Converting Z-Scores Across Different IQ Scales

One of the most practical uses of Z-Scores in psychometrics is resolving the confusion created by different IQ tests using different standard deviations. The three most common scales are:

  • Wechsler (WAIS, WISC): Mean 100, SD 15
  • Stanford-Binet (older editions): Mean 100, SD 16
  • Cattell Culture Fair: Mean 100, SD 24

Consider someone who scores 148 on a Cattell test. Without knowing the SD, this sounds dramatically higher than an IQ of 130 on the WAIS. But the Z-Score tells a different story:

  • WAIS 130: (130-100)/15 = Z +2.0 — 98th percentile
  • Stanford-Binet 132: (132-100)/16 = Z +2.0 — 98th percentile
  • Cattell 148: (148-100)/24 = Z +2.0 — 98th percentile

All three represent the exact same statistical rarity. This is why anyone claiming an IQ of 148 should immediately be asked which test they took — on the Cattell scale, 148 is the Mensa threshold. On the Wechsler scale, 148 would be exceptionally rare and represent something like the 99.99th percentile.

Z-Scores and Percentile Ranks

Z-Scores translate directly into percentile ranks, which describe the proportion of the population scoring below a given value:

  • Z = -2.0 (IQ 70): 2.3rd percentile
  • Z = -1.0 (IQ 85): 15.9th percentile
  • Z = 0 (IQ 100): 50th percentile — exactly average
  • Z = +1.0 (IQ 115): 84.1st percentile
  • Z = +2.0 (IQ 130): 97.7th percentile — top 2.3%
  • Z = +3.0 (IQ 145): 99.87th percentile — 1 in 740
  • Z = +4.0 (IQ 160): 99.997th percentile — 1 in 31,560

Subscale Z-Scores: Reading a Cognitive Profile

Z-Scores are particularly powerful when applied to the individual subscales of a comprehensive IQ battery. When a psychologist writes a neuropsychological report, they convert every subtest score to a Z-Score so that strengths and weaknesses can be compared on a common scale.

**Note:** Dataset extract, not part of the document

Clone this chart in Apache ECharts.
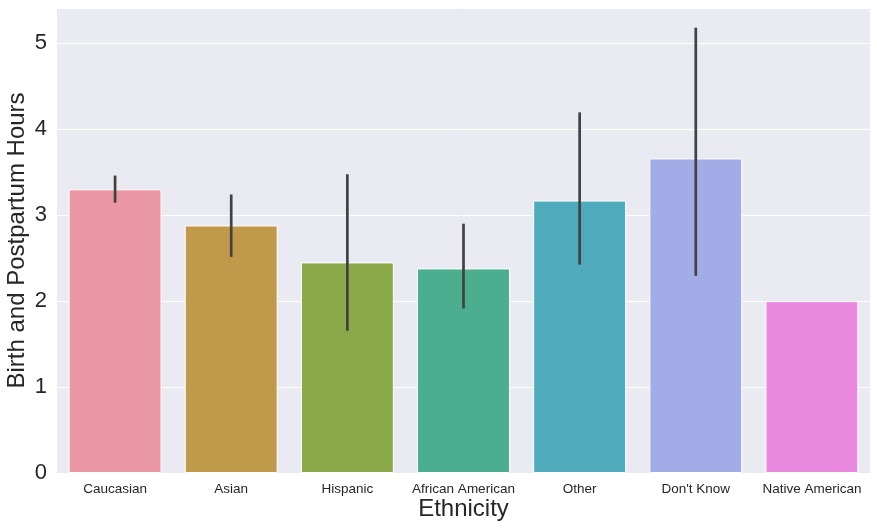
<!DOCTYPE html>
<html>
<head>
<meta charset="utf-8">
<script src="https://cdn.jsdelivr.net/npm/echarts@6/dist/echarts.min.js"></script>
<style>
html,body{margin:0;padding:0;background:#fff;}
#chart{width:877px;height:529px;}
</style>
</head>
<body>
<div id="chart"></div>
<script>
const categories = ['Caucasian', 'Asian', 'Hispanic', 'African American', 'Other', "Don't Know", 'Native American'];
const meanHours = [3.30, 2.88, 2.45, 2.38, 3.17, 3.66, 2.00];
const ciLow = [3.16, 2.53, 1.67, 1.93, 2.44, 2.31, null];
const ciHigh = [3.445, 3.225, 3.46, 2.885, 4.18, 5.165, null];
const barColors = ['#ea96a3', '#c0994b', '#8aa948', '#4bae8f', '#4fabbb', '#a2ade8', '#e98ae0'];
const yTicks = [0, 1, 2, 3, 4, 5];

const font = '"Liberation Sans", Arial, sans-serif';
const chart = echarts.init(document.getElementById('chart'), null, {renderer: 'canvas'});

const errData = categories.map((c, i) => [i, ciLow[i], ciHigh[i]]);

chart.setOption({
  backgroundColor: '#ffffff',
  animation: false,
  grid: {
    left: 57, right: 7, top: 8, bottom: 56,
    containLabel: false,
    outerBoundsMode: 'none',
    show: true, backgroundColor: '#eaeaf2', borderWidth: 0
  },
  xAxis: {
    type: 'category',
    data: categories,
    name: 'Ethnicity',
    nameLocation: 'middle',
    nameGap: 24,
    nameMoveOverlap: false,
    nameTextStyle: {fontFamily: font, fontSize: 24, color: '#262626'},
    axisLine: {show: false},
    axisTick: {show: false},
    axisLabel: {fontFamily: font, fontSize: 13.5, color: '#262626', margin: 9, interval: 0},
    splitLine: {show: false}
  },
  yAxis: {
    type: 'value',
    min: 0,
    max: 5.41,
    interval: 1,
    name: 'Birth and Postpartum Hours',
    nameLocation: 'middle',
    nameGap: 28,
    nameMoveOverlap: false,
    nameTextStyle: {fontFamily: font, fontSize: 24, color: '#262626'},
    axisLine: {show: false},
    axisTick: {show: false},
    axisLabel: {
      fontFamily: font, fontSize: 22, color: '#262626', margin: 10,
      showMaxLabel: false,
      formatter: v => (yTicks.indexOf(v) >= 0 ? String(v) : '')
    },
    splitLine: {show: true, lineStyle: {color: '#ffffff', width: 1}}
  },
  series: [
    {
      type: 'bar',
      data: meanHours.map((v, i) => ({value: v, itemStyle: {color: barColors[i]}})),
      barWidth: '80%',
      itemStyle: {borderColor: '#ffffff', borderWidth: 1},
      z: 2
    },
    {
      type: 'custom',
      data: errData,
      z: 5,
      renderItem: function (params, api) {
        const lo = api.value(1), hi = api.value(2);
        if (lo == null || hi == null || isNaN(lo) || isNaN(hi)) return null;
        const p1 = api.coord([api.value(0), lo]);
        const p2 = api.coord([api.value(0), hi]);
        return {
          type: 'line',
          shape: {x1: p1[0], y1: p1[1], x2: p2[0], y2: p2[1]},
          style: {stroke: '#424242', lineWidth: 2.7, lineCap: 'square'}
        };
      }
    }
  ]
});
</script>
</body>
</html>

A student might have the following Z-Score profile:

  • Verbal Comprehension: +2.1 (highly gifted)
  • Fluid Reasoning: +1.8 (gifted)
  • Working Memory: +0.3 (average)
  • Processing Speed: -0.8 (low average)

The Full Scale IQ averages these to something like +0.85 — merely “high average.” But the Z-Score profile tells a much more nuanced story: a student with genuine intellectual gifts who is being artificially dragged down by working memory and processing speed deficits, consistent with ADHD or a learning disability. Without Z-Scores, this pattern would be invisible.

Detecting Inflated IQ Claims

Understanding Z-Scores is also the best tool for evaluating extraordinary IQ claims. When someone claims an IQ of 200:

  • On a standard test (SD 15): Z = (200-100)/15 = +6.67
  • The probability of a Z-score this high: approximately 1 in 12 billion
  • Current world population: approximately 8 billion

Statistically, no one alive should have an IQ of 200 on a properly normed Wechsler-style test. Such claims almost always reflect tests with different SDs, improper norming, or simply fabrication. Z-Scores provide the mathematical framework to immediately evaluate such claims for plausibility.

Conclusion

The Z-Score is one of the most powerful tools in statistical thinking. It strips away the arbitrary units of any measurement and replaces them with a universal language of relative position. In the context of IQ, it is the bridge that allows meaningful comparison across tests, time periods, and populations — transforming a raw number into a genuine statement about where an individual stands in the full spectrum of human ability.